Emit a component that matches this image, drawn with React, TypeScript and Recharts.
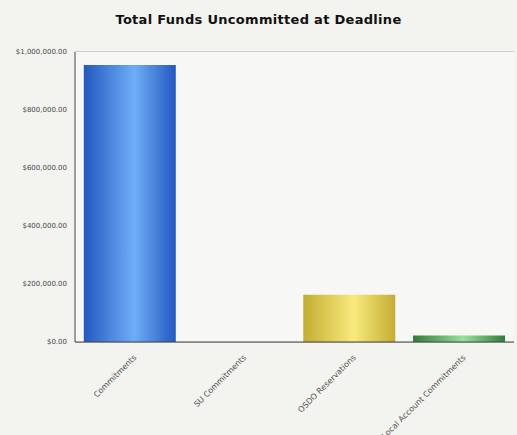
import React from "react";
import { BarChart, Bar, XAxis, YAxis, CartesianGrid, Cell } from "recharts";

const categories = ["Commitments", "SU Commitments", "OSDO Reservations", "Local Account Commitments"];
const amounts = [955000, 0, 163000, 22000];
const yTicks = [0, 200000, 400000, 600000, 800000, 1000000];

const gradients = [
  { id: "gBlue", edge: "#2458bf", mid: "#6eaef7" },
  { id: "gBlue2", edge: "#2458bf", mid: "#6eaef7" },
  { id: "gYellow", edge: "#c3ad32", mid: "#f8ea7e" },
  { id: "gGreen", edge: "#2f7d3a", mid: "#95e29c" },
];

const data = categories.map((name, i) => ({ name, value: amounts[i] }));

const money = (v: number) =>
  "$" + v.toLocaleString("en-US", { minimumFractionDigits: 2, maximumFractionDigits: 2 });

function AngledTick({ x, y, payload }: any) {
  return (
    <g transform={`translate(${x + 7},${y + 8})`}>
      <text
        textAnchor="end"
        transform="rotate(-45)"
        fontSize={8}
        fill="#555"
        fontFamily="DejaVu Sans, sans-serif"
      >
        {payload.value}
      </text>
    </g>
  );
}

export default function App() {
  return (
    <div style={{ position: "fixed", left: 0, top: 0, width: 517, height: 435, background: "#f3f3ef" }}>
      <div
        style={{
          position: "absolute",
          top: 12,
          width: 517,
          textAlign: "center",
          fontFamily: "DejaVu Sans, sans-serif",
          fontWeight: "bold",
          fontSize: 13,
          letterSpacing: 0.3,
          color: "#111",
        }}
      >
        Total Funds Uncommitted at Deadline
      </div>
      <BarChart
        width={517}
        height={435}
        data={data}
        margin={{ top: 52, right: 3, left: 0, bottom: 0 }}
        barCategoryGap="8%"
      >
        <defs>
          {gradients.map((g) => (
            <linearGradient key={g.id} id={g.id} x1="0" y1="0" x2="1" y2="0">
              <stop offset="0%" stopColor={g.edge} />
              <stop offset="55%" stopColor={g.mid} />
              <stop offset="100%" stopColor={g.edge} />
            </linearGradient>
          ))}
        </defs>
        <rect x={75} y={52} width={439} height={290} fill="#f7f7f5" />
        <CartesianGrid vertical={false} stroke="#8f8f8f" strokeWidth={0.8} />
        <XAxis
          dataKey="name"
          height={93}
          interval={0}
          tick={<AngledTick />}
          tickLine={false}
          axisLine={{ stroke: "#444" }}
        />
        <YAxis
          width={75}
          domain={[0, 1000000]}
          ticks={yTicks}
          tickFormatter={money}
          tick={{ fontSize: 7, fill: "#4a4a4a", fontFamily: "DejaVu Sans, sans-serif" }}
          tickLine={false}
          axisLine={{ stroke: "#444" }}
        />
        <Bar dataKey="value" isAnimationActive={false}>
          {data.map((d, i) => (
            <Cell key={d.name} fill={`url(#${gradients[i].id})`} />
          ))}
        </Bar>
      </BarChart>
    </div>
  );
}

--- --- ---

- INSTRUCTIONS FOR THE TASK -
Go from the first line of the data above to the line containing "2, maximumFractionDigits: 2" and retype exactly those lines, both included, but none of the pictures.

- TASK RESPONSE -
Emit a component that matches this image, drawn with React, TypeScript and Recharts.
import React from "react";
import { BarChart, Bar, XAxis, YAxis, CartesianGrid, Cell } from "recharts";

const categories = ["Commitments", "SU Commitments", "OSDO Reservations", "Local Account Commitments"];
const amounts = [955000, 0, 163000, 22000];
const yTicks = [0, 200000, 400000, 600000, 800000, 1000000];

const gradients = [
  { id: "gBlue", edge: "#2458bf", mid: "#6eaef7" },
  { id: "gBlue2", edge: "#2458bf", mid: "#6eaef7" },
  { id: "gYellow", edge: "#c3ad32", mid: "#f8ea7e" },
  { id: "gGreen", edge: "#2f7d3a", mid: "#95e29c" },
];

const data = categories.map((name, i) => ({ name, value: amounts[i] }));

const money = (v: number) =>
  "$" + v.toLocaleString("en-US", { minimumFractionDigits: 2, maximumFractionDigits: 2 });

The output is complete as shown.